Mario Draghi conferma la crescita economica nel Vecchio continente ma per adesso non annuncia cambi di rotta nella politica monetaria della Banca centrale europea.

La ripresa dell’Eurozona corre, la crescita mondiale dà segnali positivi, per l’anno prossimo si punta su una «sincronizzazione» delle principali economie europee, che finora si sono mosse in modo molto diseguale con la Germania che trainava e l’area mediterranea in affanno. Così la Bce manterrà la stessa linea sul Quantitative easing, tassi bassi per stimolare l’economia lungo l’ancora fragile ripresa.

È il bollettino economico, pubblicato ieri, a confermare la linea della stabilità a Francoforte, nonostante lo scontento dei tedeschi: la politica di Draghi potrebbe cambiare solo con indicatori più forti, ad esempio se l’inflazione rialzasse la testa dall’1,5% a cui è ferma, fino ad allora resta sul tavolo il Quantitative easing. Per orientare le aspettative degli operatori economici, la Bce assicura che non abbasserà il bazooka.

Com’è spiegato nel documento, c’è «un ritmo sostenuto dell’espansione economica e un significativo miglioramento delle prospettive di crescita». Le stime del pil sono state riviste al rialzo, i miglioramenti nella redditività delle imprese e le condizioni di finanziamento molto favorevoli spingono gli investimenti societari.

Fatti che si traducono in un rialzo delle previsioni di crescita (2,4% per il 2017, 2,3% per il 2019 e 1,9% per il 2019) ma con un’inflazione pressoché ferma (1,5% nel 2017, 1,4% nel 2018 e 1,5% nel 2019).

«Le pressioni interne sui prezzi rimangono nel complesso moderate e devono ancora mostrare segnali convincenti di una protratta tendenza al rialzo. E così il Consiglio direttivo ha concluso che un ampio grado di stimolo monetario rimane necessario affinché le spinte inflazionistiche di fondo continuino ad accumularsi».

Nel merito, la Bce da gennaio ridurrà gli acquisti mensili a 30 miliardi di euro al mese in titoli. Manterrà le «consistenze» finora accumulate con il Quantitative easing, che hanno appena fatto gonfiare il suo bilancio verso l’ennesimo record di 4.487 miliardi di euro (nel 2014 erano circa 2mila miliardi).

E per farlo continuerà a reinvestire in titoli i bond che man mano vengono a scadere.

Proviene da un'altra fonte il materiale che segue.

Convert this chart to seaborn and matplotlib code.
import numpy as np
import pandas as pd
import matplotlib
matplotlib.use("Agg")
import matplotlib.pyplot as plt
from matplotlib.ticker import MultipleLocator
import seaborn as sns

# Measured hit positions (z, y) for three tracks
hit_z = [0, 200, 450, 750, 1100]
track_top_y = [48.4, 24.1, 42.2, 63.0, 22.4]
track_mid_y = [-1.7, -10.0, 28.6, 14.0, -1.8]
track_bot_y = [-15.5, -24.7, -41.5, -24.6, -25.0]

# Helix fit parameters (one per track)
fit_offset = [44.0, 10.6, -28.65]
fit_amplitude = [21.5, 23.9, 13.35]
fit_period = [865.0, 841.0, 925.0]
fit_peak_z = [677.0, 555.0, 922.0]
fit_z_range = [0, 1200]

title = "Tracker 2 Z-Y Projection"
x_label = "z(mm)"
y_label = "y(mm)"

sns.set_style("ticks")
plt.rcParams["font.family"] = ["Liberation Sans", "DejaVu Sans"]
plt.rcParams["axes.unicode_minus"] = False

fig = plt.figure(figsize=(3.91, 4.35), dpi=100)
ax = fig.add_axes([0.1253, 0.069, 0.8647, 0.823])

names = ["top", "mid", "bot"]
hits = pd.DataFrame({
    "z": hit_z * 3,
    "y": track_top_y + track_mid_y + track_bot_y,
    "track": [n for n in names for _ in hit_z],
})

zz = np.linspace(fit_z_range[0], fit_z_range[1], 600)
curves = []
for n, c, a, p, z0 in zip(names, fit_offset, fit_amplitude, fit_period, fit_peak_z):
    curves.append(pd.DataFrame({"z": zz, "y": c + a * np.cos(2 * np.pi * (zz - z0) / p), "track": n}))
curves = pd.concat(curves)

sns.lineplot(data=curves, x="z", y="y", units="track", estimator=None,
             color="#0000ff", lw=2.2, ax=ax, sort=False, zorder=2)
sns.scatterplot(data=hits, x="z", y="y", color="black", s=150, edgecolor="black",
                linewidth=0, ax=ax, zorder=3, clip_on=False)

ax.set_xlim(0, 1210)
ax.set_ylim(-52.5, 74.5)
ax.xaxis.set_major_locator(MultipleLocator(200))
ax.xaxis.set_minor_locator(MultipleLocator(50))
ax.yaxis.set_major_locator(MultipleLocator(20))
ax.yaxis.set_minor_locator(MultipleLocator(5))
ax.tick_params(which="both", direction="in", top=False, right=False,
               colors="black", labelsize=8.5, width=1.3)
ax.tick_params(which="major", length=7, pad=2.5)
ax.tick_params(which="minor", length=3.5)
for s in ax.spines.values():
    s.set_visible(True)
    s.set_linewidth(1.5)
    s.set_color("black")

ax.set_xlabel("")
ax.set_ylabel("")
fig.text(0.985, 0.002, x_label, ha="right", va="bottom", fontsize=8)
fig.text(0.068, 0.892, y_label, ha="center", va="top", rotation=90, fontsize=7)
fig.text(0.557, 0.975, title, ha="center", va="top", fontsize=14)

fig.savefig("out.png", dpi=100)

Qualora fosse necessario a sostenere l’economia, la Bce manterrà anche l’impegno ad aumentare il Qe in quantità o nella durata degli acquisti.

Sul fronte dei tassi d’interesse, che rimangono ai minimi record, resta immutato l’impegno: non saliranno fino a ben oltre la fine del Qe, non prima quindi del 2019, anno in cui scadrà il mandato di Draghi.

Secondo la Banca centrale europea, poche variabili esterne sembrano essere in grado di mutare questo scenario. L’unico elemento che potrebbe scompaginare il quadro è il costo greggio: la Banca centrale europea nel documento analizza l’andamento dei prezzi petroliferi, elemento che potrebbe alterare il quadro in un’economia globale che, per adesso, va verso una robusta espansione e una crescita del commercio mondiale.